Dark sadistic subplot dominates

Twelfth Night or What You Will by William Shakespeare in the gardens at Arundel Castle. Directed by Michael Woodwood

EVEN in Shakespeare’s frothiest comedies such as this, there is a dark, sadistic streak to be detected.

For all the fun of romance and mistaken identity which is the hallmark of so much of the bard’s lighter works, the real black comedy is derived from the treatment of Malvolio - the Lady Olivia’s pompous head steward.

Having convinced Malvolio through a forged letter that Olivia is in love with him he is encouraged to dress in the brightest yellow stockings and smile in such a grotesque manner that he is cast aside as utterly deranged.

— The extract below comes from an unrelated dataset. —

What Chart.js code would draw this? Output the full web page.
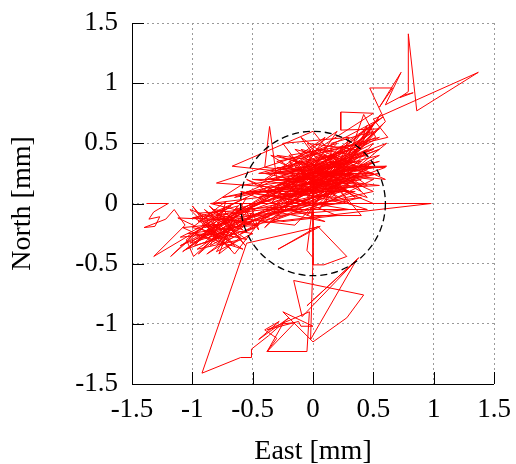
<!DOCTYPE html>
<html><head><meta charset="utf-8">
<script src="https://cdn.jsdelivr.net/npm/chart.js@4.4.1/dist/chart.umd.min.js"></script>
<style>html,body{margin:0;padding:0;background:#fff}#wrap{width:516px;height:464px}</style>
</head><body><div id="wrap"><canvas id="c" width="516" height="464"></canvas></div>
<script>
const eastValues = [
-1.38,-1.20,-1.32,-1.36,-1.27,-1.31,-1.40,-1.22,-1.15,-1.06,
-1.32,-0.95,-1.18,-0.85,-1.05,-0.99,-0.78,-1.10,-0.70,-1.00,
-0.62,-0.90,-0.55,-1.08,-0.75,-0.48,-0.95,-0.66,-0.88,-0.60,
-1.02,-0.72,-0.42,-0.85,-0.58,-0.98,-0.68,-0.92,-0.50,-0.80,
-0.64,-1.12,-0.74,-0.52,-0.82,-0.60,-0.96,-0.70,-0.45,-0.88,
-0.55,-0.78,-1.00,-0.65,-0.40,-0.86,-0.60,-0.45,-0.52,0.50,
-0.10,0.30,-0.30,0.20,-0.15,0.40,-0.40,0.10,-0.20,0.45,
0.00,-0.35,0.25,-0.05,0.35,-0.25,0.15,0.50,-0.10,0.20,
-0.45,0.30,0.05,0.40,-0.20,0.10,0.55,-0.30,0.00,0.35,
-0.15,0.25,-0.05,0.45,-0.35,0.15,0.60,0.05,-0.25,0.30,
0.10,0.50,-0.40,-0.36,-0.30,0.20,-0.10,0.40,0.00,-0.67,
0.35,-0.05,0.25,-0.20,0.45,0.10,-0.45,0.05,0.55,-0.15,
0.30,0.00,0.40,-0.25,0.20,-0.80,0.15,0.50,0.10,-0.35,
0.30,-0.10,0.45,0.00,-0.50,0.25,-0.20,0.35,0.05,0.60,
-0.30,0.20,0.00,0.00,0.40,0.15,0.15,0.50,0.10,0.55,
-0.20,0.50,0.23,0.23,0.55,0.00,0.52,0.42,0.30,0.60,
0.47,0.66,0.55,0.73,0.60,0.75,0.83,0.72,0.79,0.79,
0.86,1.37,0.50,0.62,0.20,0.58,0.05,-0.30,0.30,-0.60,
0.10,-0.40,0.45,-0.20,-0.70,0.00,-0.50,0.35,-0.85,-0.25,
0.20,-0.55,-0.10,-0.95,-0.35,0.25,-0.65,0.05,-0.45,0.40,
-0.80,-0.15,0.30,-0.60,0.10,-0.30,0.55,-0.75,-0.05,-0.40,
0.20,-0.90,-0.20,0.48,-0.60,-0.83,0.98,-0.58,-0.30,0.00,
0.00,0.09,0.28,0.04,-0.29,0.06,-0.55,-0.92,-0.60,-0.51,
-0.51,-0.37,-0.20,-0.45,-0.28,-0.40,-0.30,-0.38,-0.25,-0.15,
-0.38,-0.05,-0.03,-0.38,-0.12,-0.10,0.00,-0.25,0.00,0.28,
0.42,-0.16,-0.09,0.38,-0.05,0.36,-0.02,0.00,-0.05,0.00,
0.61,-0.30,0.55,-0.45,0.50,-0.25,0.61,-0.15,0.40,-0.55,
0.25,-0.35,0.45,-0.10,0.35,-0.65,0.15,-0.40,0.50,-0.05,
0.30,-0.50,0.20,-0.20,0.55,-0.75,0.05,-0.35,0.40,0.00,
-0.95,-0.60,-1.05,-0.70,-0.90,-0.55,-1.00,-0.72,-0.85,-0.50,
-0.98,-0.65,-0.80,-1.08,-0.62,-0.92,-0.75,-0.58,-1.02,-0.68,
-0.88,-0.52,-0.95,-0.72,-0.82,-0.45,-1.10,-0.66,-0.78,-0.60,
-0.90,-0.70,-0.48,-0.98,-0.76,-0.56,-0.86,-0.64,-1.04,-0.80,
-0.30,0.25,-0.20,0.40,-0.05,0.30,-0.40,0.20,-0.10,0.50,
0.05,-0.30,0.35,-0.15,0.45,0.00,-0.25,0.30,-0.45,0.15,
-0.05,0.55,0.10,-0.35,0.25,-0.20,0.40,0.00,-0.10,0.35,
0.15,-0.30,0.45,0.05,-0.15,0.30,-0.40,0.20,0.10,0.50,
0.20,0.52,0.10,0.48,0.30,0.56,0.25,0.50,0.15,0.45,
0.35,0.58,0.05,-0.50,0.20,-0.65,0.10,-0.35,0.35,-0.55,
0.00
];
const northValues = [
0.00,0.00,-0.07,-0.13,-0.11,-0.19,-0.20,-0.13,-0.05,-0.18,
-0.44,-0.22,-0.44,-0.15,-0.30,-0.44,-0.25,-0.28,-0.08,-0.12,
-0.02,-0.33,-0.15,-0.20,-0.35,-0.05,-0.08,-0.28,-0.42,-0.20,
-0.33,-0.12,0.02,-0.22,-0.38,-0.25,-0.02,-0.18,-0.25,-0.40,
-0.14,-0.12,-0.30,-0.10,-0.05,-0.30,-0.38,-0.20,-0.18,-0.10,
0.05,-0.33,-0.02,-0.42,-0.10,-0.28,0.00,-0.22,0.00,0.00,
0.25,0.10,0.35,0.45,0.05,0.30,0.20,0.55,0.10,0.25,
0.40,0.00,0.20,0.50,0.45,0.30,0.05,0.35,0.15,0.60,
0.15,0.25,-0.05,0.50,0.40,0.20,0.15,0.10,0.30,0.05,
0.45,0.35,-0.10,0.40,0.25,0.30,0.30,0.10,0.50,0.55,
0.00,0.20,0.30,0.64,0.20,0.15,0.35,0.10,0.60,0.31,
0.20,0.00,0.45,0.25,0.05,0.40,0.25,0.25,0.45,0.20,
0.35,0.15,0.20,0.05,0.50,0.17,0.10,0.50,0.30,0.40,
0.00,0.55,0.15,0.20,0.20,0.10,0.00,0.40,0.45,0.20,
0.30,0.25,0.25,-0.10,-0.10,0.20,0.50,0.60,0.35,0.70,
0.30,0.75,0.76,0.61,0.62,0.30,0.55,0.74,0.40,0.68,
0.96,0.96,0.80,1.09,0.82,0.90,0.92,0.88,0.93,1.41,
0.77,1.09,0.70,0.55,0.45,0.72,0.30,-0.10,-0.05,0.10,
-0.15,-0.05,-0.05,0.15,-0.15,0.05,-0.10,0.15,0.00,-0.15,
-0.10,0.20,-0.05,-0.15,0.15,0.00,-0.05,0.15,-0.15,0.05,
-0.10,-0.18,0.30,-0.25,0.10,0.05,0.25,0.05,0.20,-0.20,
0.35,-0.20,-0.05,0.30,0.15,0.00,0.00,-0.18,-0.05,-0.08,
-0.51,-0.51,-0.44,-0.19,-0.38,-0.19,-0.33,-1.41,-1.28,-1.28,
-1.21,-1.10,-0.95,-1.13,-0.98,-1.05,-1.12,-1.23,-1.00,-0.99,
-1.23,-1.23,-0.90,-1.05,-0.98,-1.02,-1.02,-0.90,-1.15,-0.95,
-0.76,-0.64,-0.94,-0.45,-0.85,-0.47,-1.13,-0.45,-0.39,0.00,
0.50,0.15,0.35,0.05,0.45,0.20,0.31,0.30,0.35,-0.05,
0.30,0.10,0.45,0.10,0.25,0.05,0.40,-0.10,0.10,0.35,
0.15,0.10,0.05,0.35,0.55,-0.15,0.35,-0.05,0.40,0.10,
-0.30,-0.05,-0.38,-0.25,-0.05,-0.30,-0.20,0.02,-0.35,-0.15,
-0.12,-0.35,-0.18,-0.40,-0.10,-0.28,-0.05,-0.22,-0.05,-0.38,
-0.22,-0.05,-0.42,-0.18,-0.30,-0.08,-0.35,-0.12,-0.42,-0.28,
-0.15,-0.30,-0.20,-0.35,-0.10,-0.35,-0.02,-0.20,-0.25,-0.26,
0.00,0.25,0.20,0.25,0.05,0.45,0.10,0.20,0.45,0.30,
0.20,0.25,0.35,0.10,0.50,0.35,0.15,0.20,0.00,0.35,
0.25,0.40,0.15,0.20,0.40,0.05,0.15,0.45,0.20,0.30,
0.25,0.40,0.30,0.05,0.35,0.10,0.25,0.40,0.25,0.25,
0.30,0.68,0.20,0.62,0.35,0.74,0.30,0.58,0.25,0.65,
0.40,0.66,0.15,-0.05,0.10,-0.20,0.05,-0.15,0.10,0.10,
0.00
];
const tickValues = [-1.5, -1, -0.5, 0, 0.5, 1, 1.5];
const axisMin = -1.5, axisMax = 1.5;
const circleRadius = 0.6;
const xTitle = 'East [mm]';
const yTitle = 'North [mm]';

const FONT = "'Liberation Serif', 'Times New Roman', serif";
const points = eastValues.map((e, i) => ({x: e, y: northValues[i]}));

const circlePlugin = {
  id: 'circleAndTicks',
  beforeDatasetsDraw(chart) {
    const {ctx, scales: {x, y}, chartArea} = chart;
    ctx.save();
    ctx.strokeStyle = '#000';
    ctx.lineWidth = 1;
    ctx.setLineDash([]);
    ctx.beginPath();
    tickValues.forEach(v => {
      const px = Math.round(x.getPixelForValue(v)) + 0.5;
      ctx.moveTo(px, chartArea.bottom);
      ctx.lineTo(px, chartArea.bottom - 12);
      const py = Math.round(y.getPixelForValue(v)) + 0.5;
      ctx.moveTo(chartArea.left, py);
      ctx.lineTo(chartArea.left + 12, py);
    });
    // solid left and bottom axis lines
    ctx.moveTo(chartArea.left + 0.5, chartArea.top);
    ctx.lineTo(chartArea.left + 0.5, chartArea.bottom + 0.5);
    ctx.lineTo(chartArea.right, chartArea.bottom + 0.5);
    ctx.stroke();
    ctx.restore();
  },
  afterDatasetsDraw(chart) {
    const {ctx, scales: {x, y}} = chart;
    const cx = x.getPixelForValue(0), cy = y.getPixelForValue(0);
    const rx = Math.abs(x.getPixelForValue(circleRadius) - cx);
    const ry = Math.abs(y.getPixelForValue(circleRadius) - cy);
    ctx.save();
    ctx.strokeStyle = '#000';
    ctx.lineWidth = 1.3;
    ctx.setLineDash([7, 4]);
    ctx.beginPath();
    ctx.ellipse(cx, cy, rx, ry, 0, 0, Math.PI * 2);
    ctx.stroke();
    ctx.restore();
  }
};

const gridOpts = {color: '#9a9a9a', lineWidth: 1, drawTicks: false};

new Chart(document.getElementById('c'), {
  type: 'scatter',
  data: {datasets: [{
    data: points,
    showLine: true,
    borderColor: '#ff0000',
    borderWidth: 1,
    pointRadius: 0,
    tension: 0,
    fill: false
  }]},
  options: {
    responsive: false,
    animation: false,
    devicePixelRatio: 1,
    layout: {padding: {left: 0, right: 22, top: 23, bottom: 0}},
    plugins: {legend: {display: false}, tooltip: {enabled: false}},
    scales: {
      x: {
        type: 'linear', min: axisMin, max: axisMax,
        afterBuildTicks: s => { s.ticks = tickValues.map(v => ({value: v})); },
        afterFit: s => { s.height = 80; s.paddingLeft = 0; s.paddingRight = 0; },
        grid: {...gridOpts},
        border: {display: false, dash: [2, 3]},
        ticks: {color: '#000', padding: 10, font: {family: FONT, size: 27}, maxRotation: 0,
          callback: v => String(v)},
        title: {display: true, text: xTitle, color: '#000', font: {family: FONT, size: 28, lineHeight: 0.9}, padding: 0}
      },
      y: {
        type: 'linear', min: axisMin, max: axisMax,
        afterBuildTicks: s => { s.ticks = tickValues.map(v => ({value: v})); },
        afterFit: s => { s.width = 132; s.paddingTop = 0; s.paddingBottom = 0; },
        grid: {...gridOpts},
        border: {display: false, dash: [2, 3]},
        ticks: {color: '#000', padding: 14, font: {family: FONT, size: 27},
          callback: v => String(v)},
        title: {display: true, text: yTitle, color: '#000', font: {family: FONT, size: 28, lineHeight: 1.2}, padding: {top: 6, bottom: 0}}
      }
    }
  },
  plugins: [circlePlugin]
});
</script>
</body></html>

Never was a revenge on one poor servant so utterly comprehensive.

But the truth is, this subplot comes to dominate the whole play, and Chris Porter’s formidable and mesmerising portrayal of Malvolio will ensure that once again GB Theatre Company’s production is as memorable as it is hilariously entertaining. Chris’s was a visual rendition worthy of Rowan Atkinson at his best.

I have gone on record at previous Arundel Festival’s saying that GB has reinvigorated Shakespeare’s works like no other modern touring company. Everything in this production confirmed that view.

Shakespeare had the knack of timelessly repackaging a range of plot devices to create one great comedy after another.

GB has the skill to discern the visual comedy and extract it from the dialogue - ensuring that even those who considered Shakespeare a dusty postscript in the literary archive are awakened to the enormous fun that his writing contains.

David Davies is the company manager but also, as ever, brings enormous energy and vitality to the whole proceedings.

In this great pursuit he is most ably supported by the likes of Oliver Cudbill, Suzannah Hampton, Philip Scott-Wallace, Lucy Wray, Mark Carlisle, and Sioned Jones. Special praise for stage manager Martin Hutchinson who stepped so worthily into the role of Sir Andrew Aguecheek following illness within the company.

The Duke and Duchess of Norfolk continue to keep the central flame of the Arundel Festival burning bright by inviting this company to the Collector Earl’s Gardens at the Castle. It is to be hoped they will return again in 2012.